:: Provided records ::

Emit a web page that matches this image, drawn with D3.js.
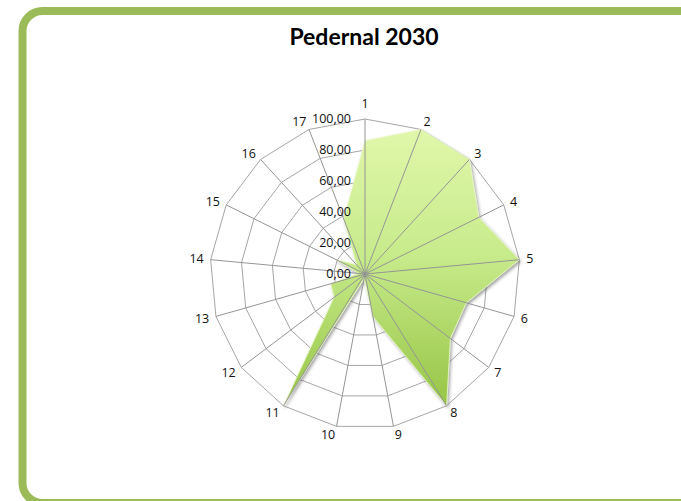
<!DOCTYPE html>
<html lang="en">
<head>
    <meta charset="UTF-8">
    <script src="https://d3js.org/d3.v7.min.js"></script>
    <title>Pedernal 2030</title>
<style>
    body { margin: 0; background: #ffffff; }
    svg { display: block; }
</style>
</head>
<body>
    <svg width=681 height=501></svg>

    <script>
        // chart values
        const title = "Pedernal 2030";
        const categories = ["1","2","3","4","5","6","7","8","9","10","11","12","13","14","15","16","17"];
        const values = [86, 100, 100, 82, 100, 68, 69, 100, 28, 3, 100, 25, 23, 4, 21, 8, 38];
        const tickValues = [0, 20, 40, 60, 80, 100];
        const tickLabels = ["0,00", "20,00", "40,00", "60,00", "80,00", "100,00"];

        const cx = 365, cy = 274, R = 155;
        const svg = d3.select("svg");

        // frame
        svg.append("rect")
            .attr("x", 22.5).attr("y", 11)
            .attr("width", 720).attr("height", 492)
            .attr("rx", 20).attr("ry", 20)
            .attr("fill", "none")
            .attr("stroke", "#9bbb59")
            .attr("stroke-width", 8);

        svg.append("text")
            .attr("x", 364).attr("y", 45)
            .attr("text-anchor", "middle")
            .style("font-family", "Lato, 'Open Sans', sans-serif")
            .style("font-weight", "bold")
            .style("font-size", "23px")
            .attr("fill", "#000")
            .text(title);

        var r = d3.scaleLinear().domain([0, 100]).range([0, R]);
        var angle = d3.scalePoint().domain(categories).range([0, 2 * Math.PI * (categories.length - 1) / categories.length]);

        function pt(cat, v) {
            var a = angle(cat);
            return [Math.sin(a) * r(v), -Math.cos(a) * r(v)];
        }

        var g = svg.append("g").attr("transform", "translate(" + cx + "," + cy + ")");

        // defs
        var defs = svg.append("defs");
        var grad = defs.append("linearGradient").attr("id", "fillGrad")
            .attr("x1", 0).attr("y1", 0).attr("x2", 0).attr("y2", 1);
        grad.append("stop").attr("offset", "0%").attr("stop-color", "#e0f7aa");
        grad.append("stop").attr("offset", "45%").attr("stop-color", "#c8eb8c");
        grad.append("stop").attr("offset", "100%").attr("stop-color", "#96c545");

        var f = defs.append("filter").attr("id", "shadow")
            .attr("x", "-10%").attr("y", "-10%").attr("width", "130%").attr("height", "130%");
        f.append("feDropShadow").attr("dx", 1.5).attr("dy", 2).attr("stdDeviation", 1.5)
            .attr("flood-color", "#333").attr("flood-opacity", 0.45);

        // rings
        g.selectAll("polygon.ring")
            .data(tickValues.slice(1))
            .enter()
            .append("polygon")
            .attr("class", "ring")
            .attr("points", function(v) { return categories.map(function(c) { return pt(c, v).join(","); }).join(" "); })
            .attr("fill", "none")
            .attr("stroke", "#a6a6a6")
            .attr("stroke-width", 1);

        // data area
        g.append("polygon")
            .attr("points", categories.map(function(c, i) { return pt(c, values[i]).join(","); }).join(" "))
            .attr("fill", "url(#fillGrad)")
            .attr("stroke", "#eaf9c8")
            .attr("stroke-width", 0.8)
            .attr("stroke-linejoin", "round")
            .attr("filter", "url(#shadow)");

        // spokes
        g.selectAll("line.spoke")
            .data(categories)
            .enter()
            .append("line")
            .attr("class", "spoke")
            .attr("x1", 0).attr("y1", 0)
            .attr("x2", function(c) { return pt(c, 100)[0]; })
            .attr("y2", function(c) { return pt(c, 100)[1]; })
            .attr("stroke", "#959595")
            .attr("stroke-width", 1);

        // category labels
        g.selectAll("text.cat")
            .data(categories)
            .enter()
            .append("text")
            .attr("class", "cat")
            .attr("x", function(c) { var a = angle(c); return Math.sin(a) * (R + 7); })
            .attr("y", function(c) {
                var a = angle(c);
                var d = Math.cos(a) > 0.99 ? 15 : 8;
                return -Math.cos(a) * (R + d);
            })
            .attr("dy", "0.35em")
            .attr("text-anchor", function(c) {
                var s = Math.sin(angle(c));
                return s > 0.05 ? "start" : (s < -0.05 ? "end" : "middle");
            })
            .style("font-family", "'Open Sans', 'DejaVu Sans', sans-serif")
            .style("font-size", "12.5px")
            .attr("fill", "#111")
            .text(function(c) { return c; });

        // value labels
        g.selectAll("text.tick")
            .data(tickValues)
            .enter()
            .append("text")
            .attr("class", "tick")
            .attr("x", -14)
            .attr("y", function(v) { return -r(v); })
            .attr("dy", "0.35em")
            .attr("text-anchor", "end")
            .style("font-family", "'Open Sans', 'DejaVu Sans', sans-serif")
            .style("font-size", "12.5px")
            .attr("fill", "#111")
            .text(function(v, i) { return tickLabels[i]; });
    </script>
</body>
</html>
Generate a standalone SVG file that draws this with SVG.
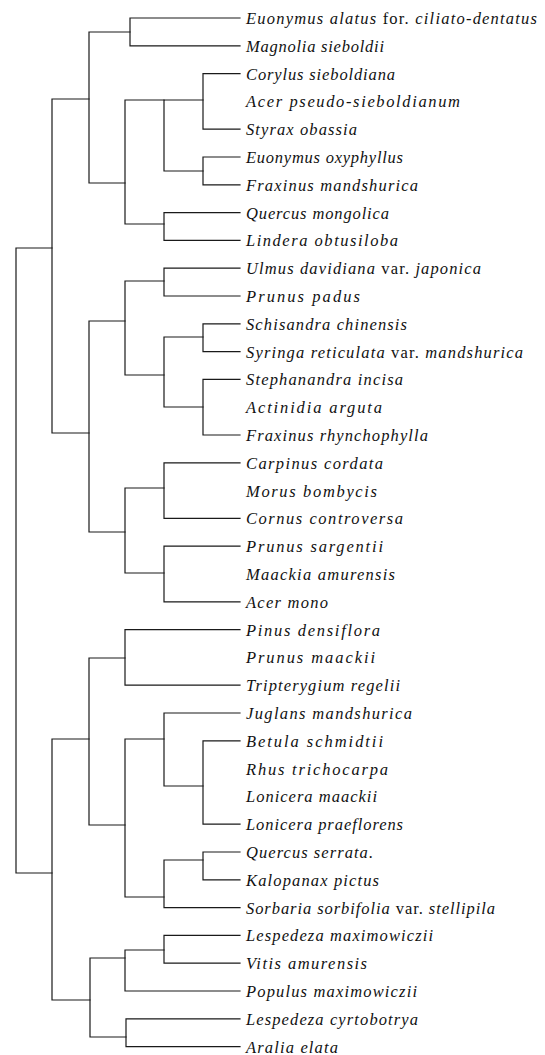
<svg xmlns="http://www.w3.org/2000/svg" width="545" height="1055" viewBox="0 0 545 1055">
<style>
.c{fill:none;stroke:#1a1a1a;stroke-width:1.2;stroke-linecap:square}
.t{font-family:"Liberation Serif","Times New Roman",serif;font-style:italic;font-size:16.5px;fill:#111}
.u{font-style:normal}
</style>
<rect width="545" height="1055" fill="#fff"/>
<g id="connectors" class="c">
<path d="M16 248V873M16 248H52M16 873H52"/>
<path d="M52 99V433M52 99H89M52 433H89"/>
<path d="M89 32V183M89 32H130M89 183H125"/>
<path d="M130 18V45.8M130 18H240M130 45.8H240"/>
<path d="M125 100V224M125 100H164M125 224H164"/>
<path d="M164 100V171M164 100H203M164 171H203"/>
<path d="M203 73.6V129.2M203 73.6H240M203 129.2H240"/>
<path d="M203 157V184.8M203 157H240M203 184.8H240"/>
<path d="M164 212.6V240.4M164 212.6H240M164 240.4H240"/>
<path d="M89 321V532M89 321H125M89 532H125"/>
<path d="M125 281V375M125 281H164M125 375H164"/>
<path d="M164 268.2V296M164 268.2H240M164 296H240"/>
<path d="M164 337V407M164 337H203M164 407H203"/>
<path d="M203 323.8V351.6M203 323.8H240M203 351.6H240"/>
<path d="M203 379.4V435M203 379.4H240M203 435H240"/>
<path d="M125 488V573M125 488H164M125 573H164"/>
<path d="M164 462.8V518.4M164 462.8H240M164 518.4H240"/>
<path d="M164 546.2V601.8M164 546.2H240M164 601.8H240"/>
<path d="M52 739V1000M52 739H89M52 1000H90"/>
<path d="M89 658V825M89 658H125M89 825H125"/>
<path d="M125 629.6V685.2M125 629.6H240M125 685.2H240"/>
<path d="M125 739V897M125 739H164M125 897H164"/>
<path d="M164 713V786M164 713H240M164 786H203"/>
<path d="M203 740.8V824.2M203 740.8H240M203 824.2H240"/>
<path d="M164 860V907.6M164 860H203M164 907.6H240"/>
<path d="M203 852V879.8M203 852H240M203 879.8H240"/>
<path d="M90 958V1037M90 958H125M90 1037H126"/>
<path d="M125 950V991M125 950H164M125 991H240"/>
<path d="M164 935.4V963.2M164 935.4H240M164 963.2H240"/>
<path d="M126 1018.8V1046.6M126 1018.8H240M126 1046.6H240"/>
</g>
<g id="n01"><text class="t" x="246" y="24" textLength="291" lengthAdjust="spacing">Euonymus alatus <tspan class="u">for.</tspan> ciliato-dentatus</text></g>
<g id="n02"><text class="t" x="246" y="51.8" textLength="138" lengthAdjust="spacing">Magnolia sieboldii</text></g>
<g id="n03"><text class="t" x="246" y="79.6" textLength="149" lengthAdjust="spacing">Corylus sieboldiana</text></g>
<g id="n04"><text class="t" x="246" y="107.4" textLength="214" lengthAdjust="spacing">Acer pseudo-sieboldianum</text></g>
<g id="n05"><text class="t" x="246" y="135.2" textLength="111" lengthAdjust="spacing">Styrax obassia</text></g>
<g id="n06"><text class="t" x="246" y="163" textLength="157" lengthAdjust="spacing">Euonymus oxyphyllus</text></g>
<g id="n07"><text class="t" x="246" y="190.8" textLength="172" lengthAdjust="spacing">Fraxinus mandshurica</text></g>
<g id="n08"><text class="t" x="246" y="218.6" textLength="143" lengthAdjust="spacing">Quercus mongolica</text></g>
<g id="n09"><text class="t" x="246" y="246.4" textLength="152" lengthAdjust="spacing">Lindera obtusiloba</text></g>
<g id="n10"><text class="t" x="246" y="274.2" textLength="235" lengthAdjust="spacing">Ulmus davidiana <tspan class="u">var.</tspan> japonica</text></g>
<g id="n11"><text class="t" x="246" y="302" textLength="114" lengthAdjust="spacing">Prunus padus</text></g>
<g id="n12"><text class="t" x="246" y="329.8" textLength="161" lengthAdjust="spacing">Schisandra chinensis</text></g>
<g id="n13"><text class="t" x="246" y="357.6" textLength="277" lengthAdjust="spacing">Syringa reticulata <tspan class="u">var.</tspan> mandshurica</text></g>
<g id="n14"><text class="t" x="246" y="385.4" textLength="157" lengthAdjust="spacing">Stephanandra incisa</text></g>
<g id="n15"><text class="t" x="246" y="413.2" textLength="136" lengthAdjust="spacing">Actinidia arguta</text></g>
<g id="n16"><text class="t" x="246" y="441" textLength="182" lengthAdjust="spacing">Fraxinus rhynchophylla</text></g>
<g id="n17"><text class="t" x="246" y="468.8" textLength="137" lengthAdjust="spacing">Carpinus cordata</text></g>
<g id="n18"><text class="t" x="246" y="496.6" textLength="131" lengthAdjust="spacing">Morus bombycis</text></g>
<g id="n19"><text class="t" x="246" y="524.4" textLength="157" lengthAdjust="spacing">Cornus controversa</text></g>
<g id="n20"><text class="t" x="246" y="552.2" textLength="137" lengthAdjust="spacing">Prunus sargentii</text></g>
<g id="n21"><text class="t" x="246" y="580" textLength="149" lengthAdjust="spacing">Maackia amurensis</text></g>
<g id="n22"><text class="t" x="246" y="607.8" textLength="82" lengthAdjust="spacing">Acer mono</text></g>
<g id="n23"><text class="t" x="246" y="635.6" textLength="134" lengthAdjust="spacing">Pinus densiflora</text></g>
<g id="n24"><text class="t" x="246" y="663.4" textLength="129" lengthAdjust="spacing">Prunus maackii</text></g>
<g id="n25"><text class="t" x="246" y="691.2" textLength="154" lengthAdjust="spacing">Tripterygium regelii</text></g>
<g id="n26"><text class="t" x="246" y="719" textLength="166" lengthAdjust="spacing">Juglans mandshurica</text></g>
<g id="n27"><text class="t" x="246" y="746.8" textLength="137" lengthAdjust="spacing">Betula schmidtii</text></g>
<g id="n28"><text class="t" x="246" y="774.6" textLength="142" lengthAdjust="spacing">Rhus trichocarpa</text></g>
<g id="n29"><text class="t" x="246" y="802.4" textLength="131" lengthAdjust="spacing">Lonicera maackii</text></g>
<g id="n30"><text class="t" x="246" y="830.2" textLength="157" lengthAdjust="spacing">Lonicera praeflorens</text></g>
<g id="n31"><text class="t" x="246" y="858" textLength="127" lengthAdjust="spacing">Quercus serrata.</text></g>
<g id="n32"><text class="t" x="246" y="885.8" textLength="133" lengthAdjust="spacing">Kalopanax pictus</text></g>
<g id="n33"><text class="t" x="246" y="913.6" textLength="249" lengthAdjust="spacing">Sorbaria sorbifolia <tspan class="u">var.</tspan> stellipila</text></g>
<g id="n34"><text class="t" x="246" y="941.4" textLength="187" lengthAdjust="spacing">Lespedeza maximowiczii</text></g>
<g id="n35"><text class="t" x="246" y="969.2" textLength="121" lengthAdjust="spacing">Vitis amurensis</text></g>
<g id="n36"><text class="t" x="246" y="997" textLength="171" lengthAdjust="spacing">Populus maximowiczii</text></g>
<g id="n37"><text class="t" x="246" y="1024.8" textLength="172" lengthAdjust="spacing">Lespedeza cyrtobotrya</text></g>
<g id="n38"><text class="t" x="246" y="1052.6" textLength="92" lengthAdjust="spacing">Aralia elata</text></g>
</svg>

:::

**Request**
Which lines contain "with"? Show each of them.

**Answer**
Emit a web page that matches this image, drawn with D3.js.
Generate a standalone SVG file that draws this with SVG.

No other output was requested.